◆ To do: Everything from the first line of the data below through the line that contains "R_GRID = 0.8" should be written out exactly, please, and nothing more; the pictures stay out.

─── Dataset excerpt ───

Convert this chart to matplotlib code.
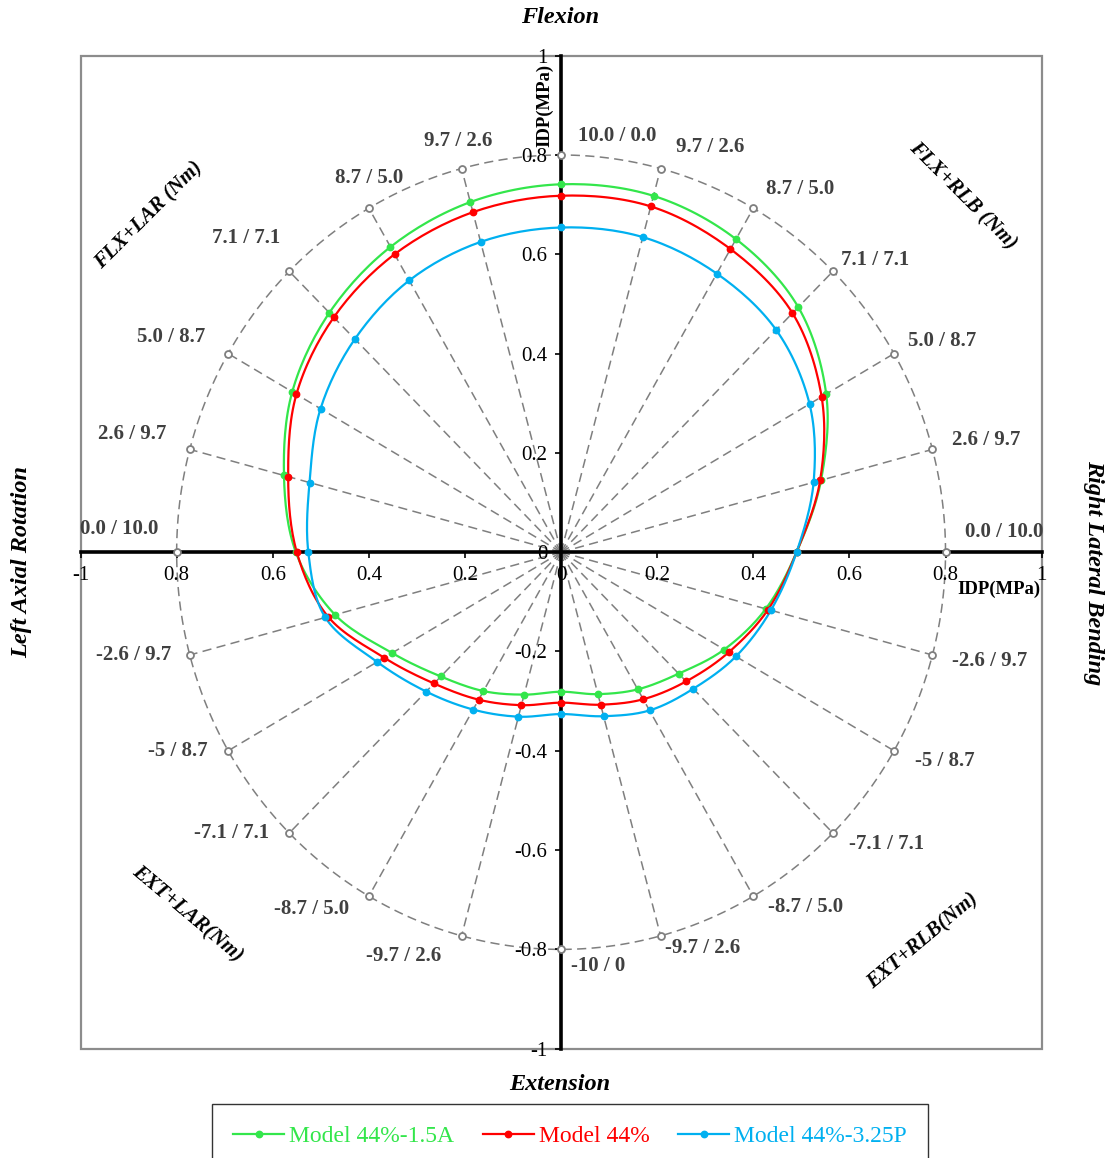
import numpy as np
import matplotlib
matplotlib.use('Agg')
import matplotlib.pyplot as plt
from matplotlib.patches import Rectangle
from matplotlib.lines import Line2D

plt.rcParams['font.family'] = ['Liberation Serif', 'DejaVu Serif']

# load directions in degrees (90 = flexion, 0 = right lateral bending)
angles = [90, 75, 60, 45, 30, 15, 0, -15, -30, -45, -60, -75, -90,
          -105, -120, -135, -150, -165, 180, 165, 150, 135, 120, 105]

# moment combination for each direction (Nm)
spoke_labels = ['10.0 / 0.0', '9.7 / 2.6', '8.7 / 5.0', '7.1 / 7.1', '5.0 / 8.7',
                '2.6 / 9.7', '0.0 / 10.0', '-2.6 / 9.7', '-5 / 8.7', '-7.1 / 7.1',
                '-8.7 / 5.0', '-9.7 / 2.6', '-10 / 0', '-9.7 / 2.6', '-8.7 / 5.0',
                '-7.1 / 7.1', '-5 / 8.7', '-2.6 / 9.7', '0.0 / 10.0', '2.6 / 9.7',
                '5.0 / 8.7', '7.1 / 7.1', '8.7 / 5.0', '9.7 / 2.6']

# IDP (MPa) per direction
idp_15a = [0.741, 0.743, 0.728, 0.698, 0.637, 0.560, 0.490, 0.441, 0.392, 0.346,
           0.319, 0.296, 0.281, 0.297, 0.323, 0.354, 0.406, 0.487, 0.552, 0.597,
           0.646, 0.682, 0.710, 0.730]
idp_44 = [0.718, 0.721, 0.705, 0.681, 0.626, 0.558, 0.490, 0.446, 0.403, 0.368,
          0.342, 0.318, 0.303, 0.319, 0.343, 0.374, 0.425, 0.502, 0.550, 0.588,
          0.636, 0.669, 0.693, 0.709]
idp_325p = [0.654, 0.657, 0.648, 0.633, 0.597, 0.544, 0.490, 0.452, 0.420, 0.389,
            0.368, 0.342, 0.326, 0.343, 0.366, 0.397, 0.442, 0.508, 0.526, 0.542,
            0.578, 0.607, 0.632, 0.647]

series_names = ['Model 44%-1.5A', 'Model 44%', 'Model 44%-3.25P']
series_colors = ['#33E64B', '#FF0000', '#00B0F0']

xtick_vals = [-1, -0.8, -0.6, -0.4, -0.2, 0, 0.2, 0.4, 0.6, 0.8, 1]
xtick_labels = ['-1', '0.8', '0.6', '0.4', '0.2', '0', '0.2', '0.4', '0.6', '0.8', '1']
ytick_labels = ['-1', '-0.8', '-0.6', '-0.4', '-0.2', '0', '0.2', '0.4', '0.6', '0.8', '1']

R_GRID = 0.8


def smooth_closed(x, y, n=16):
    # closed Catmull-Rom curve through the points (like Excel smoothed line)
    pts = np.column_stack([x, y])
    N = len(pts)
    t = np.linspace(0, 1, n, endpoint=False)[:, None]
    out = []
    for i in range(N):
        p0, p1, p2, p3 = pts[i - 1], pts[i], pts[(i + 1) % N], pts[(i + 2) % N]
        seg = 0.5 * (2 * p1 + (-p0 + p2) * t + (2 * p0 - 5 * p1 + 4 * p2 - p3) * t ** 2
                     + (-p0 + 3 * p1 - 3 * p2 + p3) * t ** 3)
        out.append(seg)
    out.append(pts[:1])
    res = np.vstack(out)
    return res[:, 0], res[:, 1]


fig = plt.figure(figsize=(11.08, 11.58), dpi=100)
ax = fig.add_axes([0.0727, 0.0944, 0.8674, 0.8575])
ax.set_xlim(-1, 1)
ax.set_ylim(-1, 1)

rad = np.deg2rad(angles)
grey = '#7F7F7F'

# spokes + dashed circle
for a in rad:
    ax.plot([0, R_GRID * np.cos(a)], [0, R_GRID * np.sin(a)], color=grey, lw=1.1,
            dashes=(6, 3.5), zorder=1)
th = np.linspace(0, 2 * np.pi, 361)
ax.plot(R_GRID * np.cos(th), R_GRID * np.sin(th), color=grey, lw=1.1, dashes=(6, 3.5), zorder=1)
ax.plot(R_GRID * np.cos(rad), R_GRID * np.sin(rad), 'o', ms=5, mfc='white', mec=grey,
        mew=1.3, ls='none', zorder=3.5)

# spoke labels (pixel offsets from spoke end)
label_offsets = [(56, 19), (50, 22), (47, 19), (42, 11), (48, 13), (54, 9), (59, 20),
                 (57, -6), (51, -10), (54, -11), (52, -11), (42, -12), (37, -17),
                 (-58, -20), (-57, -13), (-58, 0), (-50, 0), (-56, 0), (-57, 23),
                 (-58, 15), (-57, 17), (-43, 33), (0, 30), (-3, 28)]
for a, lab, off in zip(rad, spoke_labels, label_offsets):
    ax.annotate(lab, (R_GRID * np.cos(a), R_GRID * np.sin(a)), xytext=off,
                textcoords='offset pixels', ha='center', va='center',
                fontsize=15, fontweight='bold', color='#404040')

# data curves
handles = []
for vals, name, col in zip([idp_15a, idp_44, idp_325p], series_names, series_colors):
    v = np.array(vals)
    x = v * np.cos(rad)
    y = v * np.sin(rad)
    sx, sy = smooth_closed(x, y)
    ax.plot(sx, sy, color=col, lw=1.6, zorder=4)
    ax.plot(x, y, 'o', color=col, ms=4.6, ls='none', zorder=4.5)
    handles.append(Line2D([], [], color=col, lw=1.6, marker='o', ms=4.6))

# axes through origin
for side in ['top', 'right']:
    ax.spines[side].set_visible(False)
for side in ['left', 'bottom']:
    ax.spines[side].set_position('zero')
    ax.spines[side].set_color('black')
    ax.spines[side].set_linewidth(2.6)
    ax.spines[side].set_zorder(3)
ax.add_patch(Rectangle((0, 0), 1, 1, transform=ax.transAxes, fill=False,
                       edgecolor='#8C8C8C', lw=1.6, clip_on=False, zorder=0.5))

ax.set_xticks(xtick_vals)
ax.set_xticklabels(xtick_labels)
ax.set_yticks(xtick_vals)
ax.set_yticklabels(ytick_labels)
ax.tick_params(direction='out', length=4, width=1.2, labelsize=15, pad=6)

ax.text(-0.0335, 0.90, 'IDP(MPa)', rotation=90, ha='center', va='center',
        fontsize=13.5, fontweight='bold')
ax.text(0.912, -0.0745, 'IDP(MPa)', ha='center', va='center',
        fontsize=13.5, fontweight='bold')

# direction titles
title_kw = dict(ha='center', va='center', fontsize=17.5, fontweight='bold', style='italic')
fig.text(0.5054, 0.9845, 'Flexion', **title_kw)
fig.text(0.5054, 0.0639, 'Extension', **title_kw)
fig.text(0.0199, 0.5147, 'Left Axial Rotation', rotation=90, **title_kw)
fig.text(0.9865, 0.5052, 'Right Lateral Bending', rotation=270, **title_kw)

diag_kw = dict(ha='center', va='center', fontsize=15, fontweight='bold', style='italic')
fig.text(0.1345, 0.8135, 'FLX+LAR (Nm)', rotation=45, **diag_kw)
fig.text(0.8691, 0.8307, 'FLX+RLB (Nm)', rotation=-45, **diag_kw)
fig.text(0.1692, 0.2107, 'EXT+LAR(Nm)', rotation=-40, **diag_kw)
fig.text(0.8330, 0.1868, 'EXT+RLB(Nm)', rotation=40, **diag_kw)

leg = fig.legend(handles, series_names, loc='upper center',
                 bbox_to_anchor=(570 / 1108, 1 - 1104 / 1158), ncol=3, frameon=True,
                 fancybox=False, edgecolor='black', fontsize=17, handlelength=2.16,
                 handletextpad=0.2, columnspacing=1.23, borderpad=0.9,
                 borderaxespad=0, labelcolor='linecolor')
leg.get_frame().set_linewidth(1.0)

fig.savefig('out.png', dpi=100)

───

◆ Final result:
Convert this chart to matplotlib code.
import numpy as np
import matplotlib
matplotlib.use('Agg')
import matplotlib.pyplot as plt
from matplotlib.patches import Rectangle
from matplotlib.lines import Line2D

plt.rcParams['font.family'] = ['Liberation Serif', 'DejaVu Serif']

# load directions in degrees (90 = flexion, 0 = right lateral bending)
angles = [90, 75, 60, 45, 30, 15, 0, -15, -30, -45, -60, -75, -90,
          -105, -120, -135, -150, -165, 180, 165, 150, 135, 120, 105]

# moment combination for each direction (Nm)
spoke_labels = ['10.0 / 0.0', '9.7 / 2.6', '8.7 / 5.0', '7.1 / 7.1', '5.0 / 8.7',
                '2.6 / 9.7', '0.0 / 10.0', '-2.6 / 9.7', '-5 / 8.7', '-7.1 / 7.1',
                '-8.7 / 5.0', '-9.7 / 2.6', '-10 / 0', '-9.7 / 2.6', '-8.7 / 5.0',
                '-7.1 / 7.1', '-5 / 8.7', '-2.6 / 9.7', '0.0 / 10.0', '2.6 / 9.7',
                '5.0 / 8.7', '7.1 / 7.1', '8.7 / 5.0', '9.7 / 2.6']

# IDP (MPa) per direction
idp_15a = [0.741, 0.743, 0.728, 0.698, 0.637, 0.560, 0.490, 0.441, 0.392, 0.346,
           0.319, 0.296, 0.281, 0.297, 0.323, 0.354, 0.406, 0.487, 0.552, 0.597,
           0.646, 0.682, 0.710, 0.730]
idp_44 = [0.718, 0.721, 0.705, 0.681, 0.626, 0.558, 0.490, 0.446, 0.403, 0.368,
          0.342, 0.318, 0.303, 0.319, 0.343, 0.374, 0.425, 0.502, 0.550, 0.588,
          0.636, 0.669, 0.693, 0.709]
idp_325p = [0.654, 0.657, 0.648, 0.633, 0.597, 0.544, 0.490, 0.452, 0.420, 0.389,
            0.368, 0.342, 0.326, 0.343, 0.366, 0.397, 0.442, 0.508, 0.526, 0.542,
            0.578, 0.607, 0.632, 0.647]

series_names = ['Model 44%-1.5A', 'Model 44%', 'Model 44%-3.25P']
series_colors = ['#33E64B', '#FF0000', '#00B0F0']

xtick_vals = [-1, -0.8, -0.6, -0.4, -0.2, 0, 0.2, 0.4, 0.6, 0.8, 1]
xtick_labels = ['-1', '0.8', '0.6', '0.4', '0.2', '0', '0.2', '0.4', '0.6', '0.8', '1']
ytick_labels = ['-1', '-0.8', '-0.6', '-0.4', '-0.2', '0', '0.2', '0.4', '0.6', '0.8', '1']

R_GRID = 0.8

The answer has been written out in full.